(Not so efficient?) Sync algorithm

bilz · April 14, 2023, 10:18pm

Hello,

First, thanks a lot for maintaining the software for such a long time

I have noticed the following behavior a long time ago, but I wanted to check if there was some ongoing development to improve it.

Let’s consider 3 machines, all connected together and a folder shared between them. The download order is random. We have:

desktop
server1
server2

The desktop has a limited bandwidth, while both servers have a 100 Mbps connection.

Create a bunch of files on the desktop, e.g. 1000 files at 10 Mo each. After folder analysis, it seems we have the following:

server1 <-- desktop --> server2

It means that the desktop sends to both server1 and server2, but the servers do not communicate one with another. This is not efficient, since we do not take advantage of the large bandwidth between the servers. Although both servers are downloading different files, they do not share them unless the desktop is turned off

As a workaround, I can change the folder sharing configuration so that the desktop only shares the folder with server1. It gives:

desktop --> server1 --> server2

In this architecture, the limited desktop bandwidth is not split in 2, and we take advantage of the bandwidth between the servers. But that’s not great… Ideally, we should have something like Resilio / BitTorrent Sync does:

server1 <-- desktop --> server2
   ^                       ^
   |_______________________|

The 3 machines should share their file list on a regular basis and take advantage of multiple sources. Indeed, the example given is with 3 machines, but you can easily imagine what happens if the changes must be propagated to tens of machines.

Is this correct? If so, I guess you are already aware of the limitation. Is there any ongoing development to improve the feature?

Thanks a lot

calmh · April 15, 2023, 5:03am

The servers do communicate with each other if you tell them to, by pairing them, no? In Syncthing the topology is up to you to define, using your knowledge of the underlying performance and constraints.
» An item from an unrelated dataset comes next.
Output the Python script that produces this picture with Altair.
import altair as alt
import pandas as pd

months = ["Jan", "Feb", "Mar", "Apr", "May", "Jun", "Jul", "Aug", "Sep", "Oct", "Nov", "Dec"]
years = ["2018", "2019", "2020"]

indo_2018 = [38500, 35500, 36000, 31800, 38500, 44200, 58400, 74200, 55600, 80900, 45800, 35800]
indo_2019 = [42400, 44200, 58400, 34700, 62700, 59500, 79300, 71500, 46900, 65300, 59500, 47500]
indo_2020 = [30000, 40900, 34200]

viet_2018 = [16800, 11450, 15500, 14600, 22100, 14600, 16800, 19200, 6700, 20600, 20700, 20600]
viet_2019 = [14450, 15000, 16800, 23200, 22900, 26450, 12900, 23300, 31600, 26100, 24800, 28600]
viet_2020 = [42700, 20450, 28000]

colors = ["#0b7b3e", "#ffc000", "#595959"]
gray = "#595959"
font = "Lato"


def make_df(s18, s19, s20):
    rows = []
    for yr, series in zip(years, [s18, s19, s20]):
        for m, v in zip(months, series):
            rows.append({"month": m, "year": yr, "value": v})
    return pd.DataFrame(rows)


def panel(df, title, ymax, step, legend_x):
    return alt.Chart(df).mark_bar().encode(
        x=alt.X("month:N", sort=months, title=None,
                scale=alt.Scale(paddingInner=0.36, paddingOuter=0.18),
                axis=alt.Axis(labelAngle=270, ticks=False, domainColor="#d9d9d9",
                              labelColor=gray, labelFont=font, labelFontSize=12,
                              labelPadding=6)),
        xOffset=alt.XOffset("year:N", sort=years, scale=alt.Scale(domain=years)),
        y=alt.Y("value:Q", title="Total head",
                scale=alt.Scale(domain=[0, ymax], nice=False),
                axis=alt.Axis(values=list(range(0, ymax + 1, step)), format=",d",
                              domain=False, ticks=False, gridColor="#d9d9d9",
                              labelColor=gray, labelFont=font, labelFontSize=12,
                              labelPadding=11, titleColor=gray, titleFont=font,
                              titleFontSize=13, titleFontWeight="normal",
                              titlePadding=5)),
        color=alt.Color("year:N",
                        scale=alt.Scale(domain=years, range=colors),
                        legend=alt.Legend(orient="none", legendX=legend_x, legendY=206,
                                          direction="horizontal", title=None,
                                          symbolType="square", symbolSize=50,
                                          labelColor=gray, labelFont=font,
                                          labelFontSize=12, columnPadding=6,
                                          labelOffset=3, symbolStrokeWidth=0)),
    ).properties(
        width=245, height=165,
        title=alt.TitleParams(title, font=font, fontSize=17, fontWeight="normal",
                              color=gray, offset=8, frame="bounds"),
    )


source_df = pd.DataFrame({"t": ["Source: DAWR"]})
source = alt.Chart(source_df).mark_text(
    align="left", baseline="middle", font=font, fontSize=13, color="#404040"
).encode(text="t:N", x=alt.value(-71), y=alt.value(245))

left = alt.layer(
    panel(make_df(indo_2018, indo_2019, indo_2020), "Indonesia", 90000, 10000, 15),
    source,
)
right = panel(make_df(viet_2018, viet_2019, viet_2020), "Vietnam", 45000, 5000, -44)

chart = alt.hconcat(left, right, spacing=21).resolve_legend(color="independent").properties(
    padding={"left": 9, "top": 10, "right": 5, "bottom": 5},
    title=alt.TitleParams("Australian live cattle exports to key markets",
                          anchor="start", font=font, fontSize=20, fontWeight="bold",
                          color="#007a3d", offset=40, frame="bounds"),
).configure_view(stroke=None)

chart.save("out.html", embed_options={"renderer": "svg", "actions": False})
bilz · April 15, 2023, 9:06am

Yes, the servers do communicate with each other. As a concrete example, this is what happened yesterday:

update the desktop with hundreds files ranging from 2-10 Mo each, all different but in a single shared folder.
the desktop starts sending files randomly to both servers, at ~600 ko/s on each connection. It means that different files are completed on the 2 servers after a few minutes.
the servers, albeit being connected together, do not send files to each other
after ~30 minutes, I stopped the desktop => suddenly, the servers started exchanging the files they received at max speed (~100 Mbps)
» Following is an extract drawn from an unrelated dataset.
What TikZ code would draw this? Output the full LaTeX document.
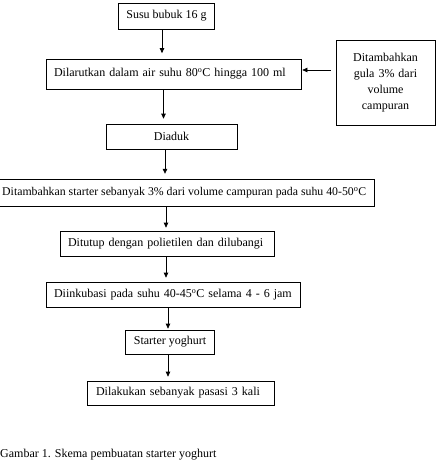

My feeling is that if I hadn’t stopped the desktop, it would have sent all the files twice (one time for each server).

To workaround this behavior, I disconnected the desktop and server2. This way, the desktop sends to server1, which sends to server2 right away.

To put it differently, it seems that Syncthing can receive files for a given folder from one source at a time. Does that make sense?
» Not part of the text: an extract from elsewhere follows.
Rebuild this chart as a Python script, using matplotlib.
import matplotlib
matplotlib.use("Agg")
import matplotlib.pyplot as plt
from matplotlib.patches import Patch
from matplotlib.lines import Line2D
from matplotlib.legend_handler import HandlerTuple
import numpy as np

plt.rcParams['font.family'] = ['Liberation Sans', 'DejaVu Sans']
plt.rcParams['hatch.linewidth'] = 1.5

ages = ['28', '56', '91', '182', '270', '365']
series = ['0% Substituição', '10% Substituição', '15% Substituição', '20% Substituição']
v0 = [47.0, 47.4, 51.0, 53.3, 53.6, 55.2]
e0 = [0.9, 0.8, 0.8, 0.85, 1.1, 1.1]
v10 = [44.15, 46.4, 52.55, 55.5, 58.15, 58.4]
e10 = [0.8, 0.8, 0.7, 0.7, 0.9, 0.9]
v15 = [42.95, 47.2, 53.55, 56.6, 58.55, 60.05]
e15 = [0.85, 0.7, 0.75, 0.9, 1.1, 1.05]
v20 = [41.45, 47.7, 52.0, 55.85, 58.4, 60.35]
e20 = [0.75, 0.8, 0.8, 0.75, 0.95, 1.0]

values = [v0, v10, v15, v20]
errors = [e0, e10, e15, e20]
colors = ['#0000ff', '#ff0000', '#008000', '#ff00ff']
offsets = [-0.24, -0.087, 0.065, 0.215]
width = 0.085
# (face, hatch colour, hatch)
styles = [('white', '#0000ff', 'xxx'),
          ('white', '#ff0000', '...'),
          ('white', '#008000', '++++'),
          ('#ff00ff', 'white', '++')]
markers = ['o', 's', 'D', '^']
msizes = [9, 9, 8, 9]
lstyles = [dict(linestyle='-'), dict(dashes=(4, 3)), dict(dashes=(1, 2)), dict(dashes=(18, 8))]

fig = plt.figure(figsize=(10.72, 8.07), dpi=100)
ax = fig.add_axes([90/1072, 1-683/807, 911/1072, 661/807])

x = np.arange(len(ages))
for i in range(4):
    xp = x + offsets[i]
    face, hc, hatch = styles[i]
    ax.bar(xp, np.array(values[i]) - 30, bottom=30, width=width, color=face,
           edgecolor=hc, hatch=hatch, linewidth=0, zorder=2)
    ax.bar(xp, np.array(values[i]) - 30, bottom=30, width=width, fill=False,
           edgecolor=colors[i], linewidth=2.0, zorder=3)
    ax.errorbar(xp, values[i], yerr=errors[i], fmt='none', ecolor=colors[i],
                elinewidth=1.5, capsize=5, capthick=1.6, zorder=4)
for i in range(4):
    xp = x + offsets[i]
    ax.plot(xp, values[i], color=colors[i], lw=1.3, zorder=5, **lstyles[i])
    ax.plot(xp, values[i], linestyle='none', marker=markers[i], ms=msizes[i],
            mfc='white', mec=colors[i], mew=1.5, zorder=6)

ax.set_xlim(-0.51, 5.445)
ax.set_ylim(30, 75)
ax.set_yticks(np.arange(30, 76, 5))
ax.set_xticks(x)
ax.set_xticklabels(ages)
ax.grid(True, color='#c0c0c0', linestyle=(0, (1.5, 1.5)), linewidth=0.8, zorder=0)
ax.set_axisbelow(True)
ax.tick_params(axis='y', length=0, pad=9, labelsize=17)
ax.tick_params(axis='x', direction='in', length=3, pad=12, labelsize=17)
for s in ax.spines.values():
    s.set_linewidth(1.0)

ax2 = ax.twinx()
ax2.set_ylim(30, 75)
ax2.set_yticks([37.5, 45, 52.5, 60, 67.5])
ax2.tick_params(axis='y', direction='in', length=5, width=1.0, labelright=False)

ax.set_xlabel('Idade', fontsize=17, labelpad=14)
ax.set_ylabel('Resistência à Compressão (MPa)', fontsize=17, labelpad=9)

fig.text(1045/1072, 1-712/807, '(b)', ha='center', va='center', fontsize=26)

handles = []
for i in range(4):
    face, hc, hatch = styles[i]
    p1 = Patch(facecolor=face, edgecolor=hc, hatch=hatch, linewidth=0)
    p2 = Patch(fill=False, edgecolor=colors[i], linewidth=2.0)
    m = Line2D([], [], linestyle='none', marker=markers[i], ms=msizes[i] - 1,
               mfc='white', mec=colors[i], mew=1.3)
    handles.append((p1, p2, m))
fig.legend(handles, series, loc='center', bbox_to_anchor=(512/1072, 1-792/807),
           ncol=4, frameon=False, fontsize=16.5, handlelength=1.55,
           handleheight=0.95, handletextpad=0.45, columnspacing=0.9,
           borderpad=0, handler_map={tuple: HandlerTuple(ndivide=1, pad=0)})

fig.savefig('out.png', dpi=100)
Nummer378 · April 15, 2023, 9:42am

This sounds very similar to New files are not shared between downloading devices · Issue #8208 · syncthing/syncthing · GitHub.

Syncthing is capable of pulling from multiple devices simultaneously, but only if it knows that a given file block is available somewhere.

I suspect that there is a bug somewhere in syncthing’s code, where newly announced files/blocks do not get announced between downloading devices. I haven’t been able to narrow down the root cause of this though.

calmh · April 15, 2023, 11:12am

Similar but not same. I agree that in your described case (one single large file) there is something not necessarily working exactly as intended, and even the intended design is far from optimal. I started reproducing/working on it at one point, but it took longer than I had available and then it went to the side…

The case here is for lots of comparatively small files, which should be handled more efficiently (though not “optimally”, as Syncthing doesn’t take the entire distribution of data into account, just working file by file). If it isn’t, that’s a bug – a different one compared to your case. Maybe we’re holding – and working from – an old database snapshot for too long, or something.